[STORED RECORDS]
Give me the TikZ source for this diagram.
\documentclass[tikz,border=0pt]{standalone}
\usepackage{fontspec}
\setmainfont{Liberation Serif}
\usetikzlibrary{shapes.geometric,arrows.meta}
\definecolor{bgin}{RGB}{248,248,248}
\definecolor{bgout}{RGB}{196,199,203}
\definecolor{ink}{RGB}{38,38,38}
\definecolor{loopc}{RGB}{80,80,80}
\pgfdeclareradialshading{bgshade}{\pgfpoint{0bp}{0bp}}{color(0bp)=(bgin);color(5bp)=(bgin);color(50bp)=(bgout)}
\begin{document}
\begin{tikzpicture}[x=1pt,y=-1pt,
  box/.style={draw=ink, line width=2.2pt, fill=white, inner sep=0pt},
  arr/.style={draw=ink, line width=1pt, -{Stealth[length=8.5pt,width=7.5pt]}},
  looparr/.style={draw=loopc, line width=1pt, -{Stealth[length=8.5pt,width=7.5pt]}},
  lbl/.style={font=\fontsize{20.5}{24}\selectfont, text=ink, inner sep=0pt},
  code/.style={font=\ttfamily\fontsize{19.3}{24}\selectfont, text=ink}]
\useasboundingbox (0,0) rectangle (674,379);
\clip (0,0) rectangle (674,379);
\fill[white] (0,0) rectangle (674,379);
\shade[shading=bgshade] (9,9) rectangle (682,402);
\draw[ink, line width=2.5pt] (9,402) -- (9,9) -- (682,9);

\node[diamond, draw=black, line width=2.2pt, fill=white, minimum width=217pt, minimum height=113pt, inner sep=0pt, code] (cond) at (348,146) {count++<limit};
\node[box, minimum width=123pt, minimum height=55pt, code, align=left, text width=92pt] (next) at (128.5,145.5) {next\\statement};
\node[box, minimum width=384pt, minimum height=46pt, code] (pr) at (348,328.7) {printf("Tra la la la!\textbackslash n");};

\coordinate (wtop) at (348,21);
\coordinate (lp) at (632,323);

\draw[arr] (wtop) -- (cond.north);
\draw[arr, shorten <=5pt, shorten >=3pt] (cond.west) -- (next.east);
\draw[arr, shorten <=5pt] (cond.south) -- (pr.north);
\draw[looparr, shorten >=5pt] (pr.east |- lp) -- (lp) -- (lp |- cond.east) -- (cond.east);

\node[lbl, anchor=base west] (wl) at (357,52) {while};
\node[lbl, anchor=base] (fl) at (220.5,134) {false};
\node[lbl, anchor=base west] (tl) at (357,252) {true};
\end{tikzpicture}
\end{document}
* * *
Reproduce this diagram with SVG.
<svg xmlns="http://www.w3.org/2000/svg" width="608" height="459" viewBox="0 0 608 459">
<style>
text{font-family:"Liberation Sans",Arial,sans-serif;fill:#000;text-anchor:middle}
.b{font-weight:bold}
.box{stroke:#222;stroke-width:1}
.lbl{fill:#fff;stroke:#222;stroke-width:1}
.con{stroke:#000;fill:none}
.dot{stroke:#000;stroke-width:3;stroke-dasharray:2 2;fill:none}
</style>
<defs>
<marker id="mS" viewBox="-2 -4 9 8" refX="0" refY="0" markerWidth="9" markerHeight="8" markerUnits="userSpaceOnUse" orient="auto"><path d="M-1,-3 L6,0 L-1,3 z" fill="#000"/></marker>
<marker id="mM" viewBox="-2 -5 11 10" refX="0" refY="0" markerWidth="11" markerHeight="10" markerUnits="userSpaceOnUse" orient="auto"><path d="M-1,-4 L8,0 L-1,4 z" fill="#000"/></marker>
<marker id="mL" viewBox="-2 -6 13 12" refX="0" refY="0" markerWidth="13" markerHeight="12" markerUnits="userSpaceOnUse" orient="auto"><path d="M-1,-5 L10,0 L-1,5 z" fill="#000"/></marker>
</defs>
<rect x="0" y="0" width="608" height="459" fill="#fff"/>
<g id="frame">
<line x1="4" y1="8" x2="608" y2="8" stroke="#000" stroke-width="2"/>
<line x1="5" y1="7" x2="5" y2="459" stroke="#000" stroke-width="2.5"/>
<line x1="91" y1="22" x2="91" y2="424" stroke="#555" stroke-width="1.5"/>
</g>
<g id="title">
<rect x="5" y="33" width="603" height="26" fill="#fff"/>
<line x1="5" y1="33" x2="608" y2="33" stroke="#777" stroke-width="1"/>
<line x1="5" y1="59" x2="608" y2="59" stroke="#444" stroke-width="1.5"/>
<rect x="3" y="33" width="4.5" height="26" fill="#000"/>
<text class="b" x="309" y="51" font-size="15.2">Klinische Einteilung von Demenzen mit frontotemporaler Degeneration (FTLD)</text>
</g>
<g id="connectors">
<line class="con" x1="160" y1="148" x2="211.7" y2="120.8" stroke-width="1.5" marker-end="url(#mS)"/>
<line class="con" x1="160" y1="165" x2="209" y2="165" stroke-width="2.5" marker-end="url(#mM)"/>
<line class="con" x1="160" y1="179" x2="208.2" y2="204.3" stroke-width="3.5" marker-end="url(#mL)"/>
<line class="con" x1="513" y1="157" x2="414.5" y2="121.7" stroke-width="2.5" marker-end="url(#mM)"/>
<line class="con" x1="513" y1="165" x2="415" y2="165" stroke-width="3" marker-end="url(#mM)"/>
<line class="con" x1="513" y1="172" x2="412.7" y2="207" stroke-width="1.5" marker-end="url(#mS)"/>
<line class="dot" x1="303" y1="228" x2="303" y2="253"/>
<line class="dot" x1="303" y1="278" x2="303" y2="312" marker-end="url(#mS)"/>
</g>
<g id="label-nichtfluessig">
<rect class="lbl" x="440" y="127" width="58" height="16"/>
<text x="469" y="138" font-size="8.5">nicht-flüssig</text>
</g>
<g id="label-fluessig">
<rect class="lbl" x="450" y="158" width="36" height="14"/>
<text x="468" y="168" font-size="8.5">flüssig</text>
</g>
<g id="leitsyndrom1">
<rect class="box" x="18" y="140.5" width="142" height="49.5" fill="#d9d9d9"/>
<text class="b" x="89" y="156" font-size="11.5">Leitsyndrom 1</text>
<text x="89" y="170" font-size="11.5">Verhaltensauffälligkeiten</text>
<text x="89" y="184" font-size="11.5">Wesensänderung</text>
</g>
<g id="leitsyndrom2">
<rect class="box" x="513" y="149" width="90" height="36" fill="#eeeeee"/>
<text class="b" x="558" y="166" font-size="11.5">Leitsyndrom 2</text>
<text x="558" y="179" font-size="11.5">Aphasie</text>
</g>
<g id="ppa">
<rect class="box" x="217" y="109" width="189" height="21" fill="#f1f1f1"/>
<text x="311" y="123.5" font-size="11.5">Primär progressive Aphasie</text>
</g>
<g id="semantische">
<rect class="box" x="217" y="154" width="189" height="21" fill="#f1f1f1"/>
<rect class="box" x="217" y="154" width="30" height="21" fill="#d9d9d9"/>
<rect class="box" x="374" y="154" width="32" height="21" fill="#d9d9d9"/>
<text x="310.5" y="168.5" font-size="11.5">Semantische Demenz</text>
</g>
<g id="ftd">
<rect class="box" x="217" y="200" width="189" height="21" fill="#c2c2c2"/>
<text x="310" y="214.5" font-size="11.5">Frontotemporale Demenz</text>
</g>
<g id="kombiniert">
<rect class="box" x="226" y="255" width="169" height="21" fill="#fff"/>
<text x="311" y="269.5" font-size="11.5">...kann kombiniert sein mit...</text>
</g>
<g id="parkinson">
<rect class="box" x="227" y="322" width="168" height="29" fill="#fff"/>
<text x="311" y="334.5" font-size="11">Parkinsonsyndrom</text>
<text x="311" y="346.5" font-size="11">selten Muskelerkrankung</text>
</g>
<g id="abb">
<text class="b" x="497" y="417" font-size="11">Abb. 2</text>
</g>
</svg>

[GIVEN REQUEST]
Output exactly the lines of the material above from the one containing "Give me the TikZ source for this diagram." up to and including the one containing "minimum width=384pt, minimum".

[WRITTEN SOLUTION]
Give me the TikZ source for this diagram.
\documentclass[tikz,border=0pt]{standalone}
\usepackage{fontspec}
\setmainfont{Liberation Serif}
\usetikzlibrary{shapes.geometric,arrows.meta}
\definecolor{bgin}{RGB}{248,248,248}
\definecolor{bgout}{RGB}{196,199,203}
\definecolor{ink}{RGB}{38,38,38}
\definecolor{loopc}{RGB}{80,80,80}
\pgfdeclareradialshading{bgshade}{\pgfpoint{0bp}{0bp}}{color(0bp)=(bgin);color(5bp)=(bgin);color(50bp)=(bgout)}
\begin{document}
\begin{tikzpicture}[x=1pt,y=-1pt,
  box/.style={draw=ink, line width=2.2pt, fill=white, inner sep=0pt},
  arr/.style={draw=ink, line width=1pt, -{Stealth[length=8.5pt,width=7.5pt]}},
  looparr/.style={draw=loopc, line width=1pt, -{Stealth[length=8.5pt,width=7.5pt]}},
  lbl/.style={font=\fontsize{20.5}{24}\selectfont, text=ink, inner sep=0pt},
  code/.style={font=\ttfamily\fontsize{19.3}{24}\selectfont, text=ink}]
\useasboundingbox (0,0) rectangle (674,379);
\clip (0,0) rectangle (674,379);
\fill[white] (0,0) rectangle (674,379);
\shade[shading=bgshade] (9,9) rectangle (682,402);
\draw[ink, line width=2.5pt] (9,402) -- (9,9) -- (682,9);

\node[diamond, draw=black, line width=2.2pt, fill=white, minimum width=217pt, minimum height=113pt, inner sep=0pt, code] (cond) at (348,146) {count++<limit};
\node[box, minimum width=123pt, minimum height=55pt, code, align=left, text width=92pt] (next) at (128.5,145.5) {next\\statement};
\node[box, minimum width=384pt, minimum height=46pt, code] (pr) at (348,328.7) {printf("Tra la la la!\textbackslash n");};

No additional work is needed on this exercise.